One of my favourite Greek myths, set in the beautiful Sicily, talks about how the seasons have been created…
It’s told that Demeter, the Goddess of the harvest, was maintaining the world in a state of perpetual spring.
She was also taking great care of her daughter Persephone, a beautiful and innocent girl, who was enjoying going out in the nature and playing with her friends.
One day she joined them at the lake’s Pergusa’s shore (nowadays in the province of Enna): the day was marvellously sunny and warm, the sky of a deep blue.
But… that group of joyful girls did not go unnoticed…
Hade was one of the most powerful and lonely Gods of the Olympus, always isolated in his realm, the world of the dead. No one wanted to share that dreariness with him.
He came in the world of the living decided to abduct a woman and to force her to marry him. And, in between that group of pretty girls, Persephone made his hearth race…
No one could stop him: not the brave Cyane, pushed aside and turned into a river, not the screams… the light of the sun was soon miles away, on the surface, while the poor girl was dragged down in the darkness.
Demeter was waiting for her beloved daughter, in vain. She started looking for her everywhere: hours, days went by, in vain.
Restless, Demeter abandoned her work, letting the world be a dry and barren place where the leaves fell from the trees, the fruit rot and the living starved to death.
Far from the light and her mother, Persephone was getting pale and depressed. Her husband was kind with her, she always had everything she needed, but the two most important things above.
She kept looking at herself in the mirror, wandering what she was turning into… and one day, like he was reading his wife’s mind, Hade simply said to her: “You are a queen now”.
He gave the same explanation to Hermes, the messenger of the Gods: “Persephone belongs to this realm, and this realm belongs to her now. Besides, she ate the fruits of the underworld, there is no way someone can go back to the living after tasting them!”.
Hermes reported the message to Zeus, the king of the Gods; he was furious: his sister Demeter was refusing to work until she had her daughter back and his brother Hade was not helpful at all.
“Enough”, Zeus said, “this is becoming ridiculous!” Still everyone was arguing with him, who needed to take a difficult decision. So he decided to take his time and think… until he came up with an interesting idea.
He knew the girl had eaten six seeds of that pomegranate, fruit of the dead, so he decided each seed could represent a month Persephone needed to spend in the underworld. The rest of the year she could have stayed with her mother.

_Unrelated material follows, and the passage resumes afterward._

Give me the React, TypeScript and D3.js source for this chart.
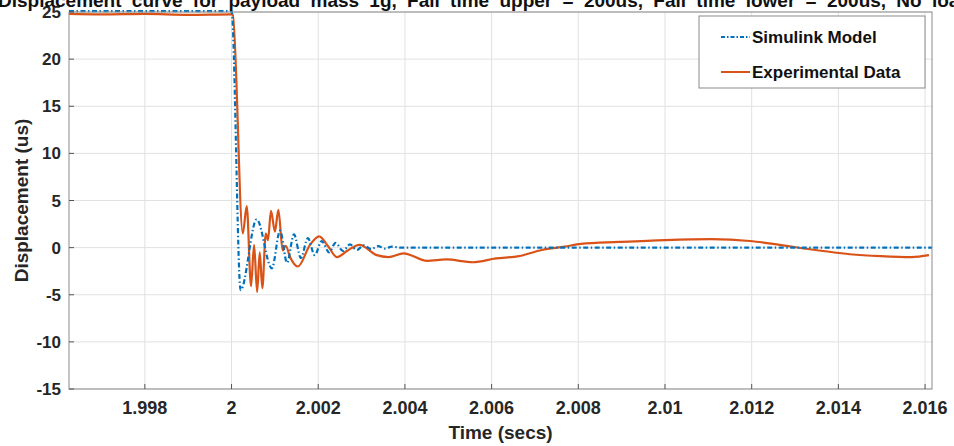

Hade and Demeter were not entirely satisfied, but they needed to accept the only possible solution. From that moment on, the world became much different from before: during the six months Persephone was ruling the underworld her mother was too much depressed to work, so everything became cold and barren. Instead, in the months Demeter had her daughter next to her, the world became warm, full of flowers and fruit, as it was used to be. The four season had been created this way.

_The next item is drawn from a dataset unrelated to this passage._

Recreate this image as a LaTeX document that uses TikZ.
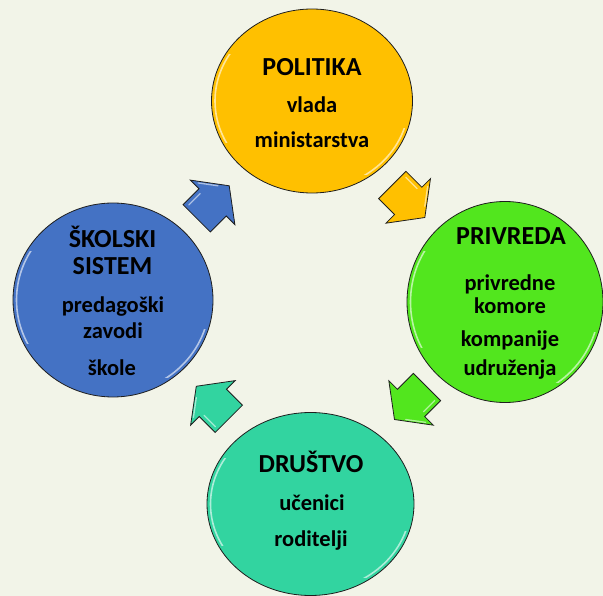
\documentclass[tikz,border=0pt]{standalone}
\usepackage{fontspec}
\setmainfont{Carlito}
\usetikzlibrary{shapes.geometric,calc}
\definecolor{bg}{RGB}{242,244,232}
\definecolor{cpol}{RGB}{255,192,0}
\definecolor{cpri}{RGB}{82,230,30}
\definecolor{cdru}{RGB}{50,212,160}
\definecolor{csko}{RGB}{68,114,196}
\definecolor{edgec}{RGB}{30,30,30}
\newcommand\glintring[3]{%
  \begin{scope}
    \clip ($(#1.center)+(-#2-2,-0.5*#3)$) rectangle ($(#1.center)+(-0.55*#2,0.45*#3)$);
    \draw[white, opacity=.6, line width=1.6pt] (#1.center) ellipse [x radius=#2-3.5, y radius=#3-3.5];
  \end{scope}
  \begin{scope}
    \clip ($(#1.center)+(0.5*#2,0.3*#3)$) rectangle ($(#1.center)+(#2+2,0.8*#3)$);
    \draw[white, opacity=.6, line width=1.6pt] (#1.center) ellipse [x radius=#2-3.5, y radius=#3-3.5];
  \end{scope}}
\begin{document}
\begin{tikzpicture}[x=1pt,y=-1pt,
  ringnode/.style={ellipse, draw=edgec, line width=0.8pt, inner sep=0pt},
  ttltext/.style={font=\bfseries\fontsize{26}{30}\selectfont, anchor=base, inner sep=0pt, text=black},
  subtext/.style={font=\bfseries\fontsize{22.5}{26}\selectfont, anchor=base, inner sep=0pt, text=black},
  barrow/.pic={
    \path[pic actions, line width=0.8pt, line join=miter]
      (0,-19.3) -- (22.5,-19.3) -- (22.5,-31.5) -- (46,0) -- (22.5,31.5) -- (22.5,19.3) -- (0,19.3) -- cycle;
    \draw[white, opacity=.55, line width=1.3pt, line cap=round] (4,-15) -- (20,-15);
    \draw[white, opacity=.55, line width=1.3pt, line cap=round] (26,-24) -- (38,-8);
  }]
\fill[bg] (0,0) rectangle (603,596);
\useasboundingbox (0,0) rectangle (603,596);

% circles
\node[ringnode, fill=cpol, minimum width=201pt, minimum height=184pt] (pol) at (312,101) {};
\node[ringnode, fill=cpri, minimum width=196pt, minimum height=201pt] (pri) at (505,302) {};
\node[ringnode, fill=cdru, minimum width=207pt, minimum height=183pt] (dru) at (310.5,504) {};
\node[ringnode, fill=csko, minimum width=200pt, minimum height=194pt] (sko) at (113,300) {};

\glintring{pol}{100.5}{92}
\glintring{pri}{98}{100.5}
\glintring{dru}{103.5}{91.5}
\glintring{sko}{100}{97}

% block arrows
\pic[fill=cpol, draw=edgec, rotate=-45] at (392.3,185) {barrow};
\pic[fill=cpri, draw=edgec, rotate=-135] at (427,387) {barrow};
\pic[fill=cdru, draw=edgec, rotate=135] at (228.8,418.8) {barrow};
\pic[fill=csko, draw=edgec, rotate=45] at (196.7,218.3) {barrow};

% texts
\node[ttltext] (polA) at (312,76) {POLITIKA};
\node[subtext] (polB) at (312,113) {vlada};
\node[subtext] (polC) at (312,148) {ministarstva};

\node[ttltext] (priA) at (511,245) {PRIVREDA};
\node[subtext] (priB) at (510,290.5) {privredne};
\node[subtext] (priC) at (510,313.5) {komore};
\node[subtext] (priD) at (510,346) {kompanije};
\node[subtext] (priE) at (510,376) {udruženja};

\node[ttltext] (druA) at (311,472) {DRUŠTVO};
\node[subtext] (druB) at (312,510) {učenici};
\node[subtext] (druC) at (311,546) {roditelji};

\node[ttltext] (skoA) at (112.5,248) {ŠKOLSKI};
\node[ttltext] (skoB) at (112.5,275) {SISTEM};
\node[subtext] (skoC) at (113,313) {predagoški};
\node[subtext] (skoD) at (113,339) {zavodi};
\node[subtext] (skoE) at (112,375) {škole};
\end{tikzpicture}
\end{document}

(The description of the myth above is inspired to “Demeter, Persephone and the Birth of the Seasons”, from “Myths in Sicily”, vol. 2, by Riccardo Francaviglia, Splen edizioni.)
Who is Persephone
This myth is about a metamorphosis, something we can be quite scared to embrace in our daily life: some of us are used to say everything was much better in the past, maybe during the youth, without acknowledging what we can call “the gift of the shadows”.

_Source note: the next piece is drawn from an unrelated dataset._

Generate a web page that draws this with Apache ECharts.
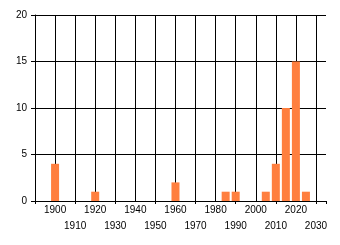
<!DOCTYPE html>
<html><head><meta charset="utf-8">
<script src="https://cdn.jsdelivr.net/npm/echarts@6/dist/echarts.min.js"></script>
<style>html,body{margin:0;padding:0;background:#fff}#c{width:340px;height:245px}</style>
</head><body><div id="c"></div>
<script>
const years = [1900, 1920, 1960, 1985, 1990, 2005, 2010, 2015, 2020, 2025];
const counts = [4, 1, 2, 1, 1, 1, 4, 10, 15, 1];
const xTickLabels = [1900,1910,1920,1930,1940,1950,1960,1970,1980,1990,2000,2010,2020,2030];
const yTickLabels = [0, 5, 10, 15, 20];

const chart = echarts.init(document.getElementById('c'), null, {renderer:'canvas'});
chart.setOption({
  animation: false,
  grid: {left: 35, right: 14, top: 15, bottom: 44, containLabel: false},
  xAxis: [{
    type: 'value', min: 1890, max: 2035, interval: 10,
    axisLine: {show: true, onZero: false, lineStyle: {color: '#000', width: 1}},
    axisTick: {show: false},
    splitLine: {show: true, showMinLine: false, showMaxLine: false, lineStyle: {color: '#000', width: 1}},
    axisLabel: {
      margin: 1, fontSize: 10, lineHeight: 16, color: '#000', fontFamily: 'Liberation Sans',
      showMinLabel: true, showMaxLabel: true, hideOverlap: false,
      formatter: function (v) {
        if (xTickLabels.indexOf(v) < 0) return '';
        return ((v / 10) % 2 === 0) ? String(v) : '\n' + v;
      }
    }
  }, {
    type: 'value', position: 'bottom', min: 1890, max: 2035, interval: 20,
    axisLine: {show: false},
    axisTick: {show: true, length: 3, lineStyle: {color: '#000'}},
    splitLine: {show: false},
    axisLabel: {show: false}
  }],
  yAxis: {
    type: 'value', min: 0, max: 20, interval: 5,
    axisLine: {show: true, lineStyle: {color: '#000', width: 1}},
    axisTick: {show: true, length: 4, lineStyle: {color: '#000'}},
    splitLine: {show: true, lineStyle: {color: '#000', width: 1}},
    axisLabel: {
      margin: 8, fontSize: 10, color: '#000', fontFamily: 'Liberation Sans',
      formatter: function (v) { return yTickLabels.indexOf(v) >= 0 ? String(v) : ''; }
    }
  },
  series: [{
    type: 'bar', barWidth: 8, xAxisIndex: 0,
    itemStyle: {color: '#FF7F3F'},
    data: years.map((y, i) => [y, counts[i]])
  }]
});
</script></body></html>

Persephone was living a beautiful life, without any changing or challenge, just perfection and a protective mom looking after her… until her brightness attracted the shadow.
We often say we don’t deserve the horrible things happening to us, without realising that, sometimes, the most bitter is the medicine the better it does… In Persephone’s case, she needed to go through a big trauma, losing all her the dearest things, to finally understand her complexity.
She could not be that innocent little girl forever, she could not longer believe the sunshine was just outside of her.
This paradox, a bright girl leading the realm of the dead, is actually a logic consequence of Persephone’s nature: just who has got enough light inside can lead the shadows, just a bright light can shape them well.
Persephone and Hades are just apparently different: they are the two faces of the same medal, and together they are one. Persephone must leave the old skin behind and live the first very complex situation of her life to become who she is supposed to be, and Hade is there to help her in the process.
The myth clearly explains great changes happen, inside and outside of us, just when we get in contact with our antithesis: those shadows we would like to keep as far away as possible, are actually the engine of our life in terms of constant change.
The more we push them on a side, trying to enjoy just the bright and beautiful side of life, the more we are making an inevitable process delay.
Persephone is just an ancient invitation to get to know the shadows better, in order to become who we are meant to be.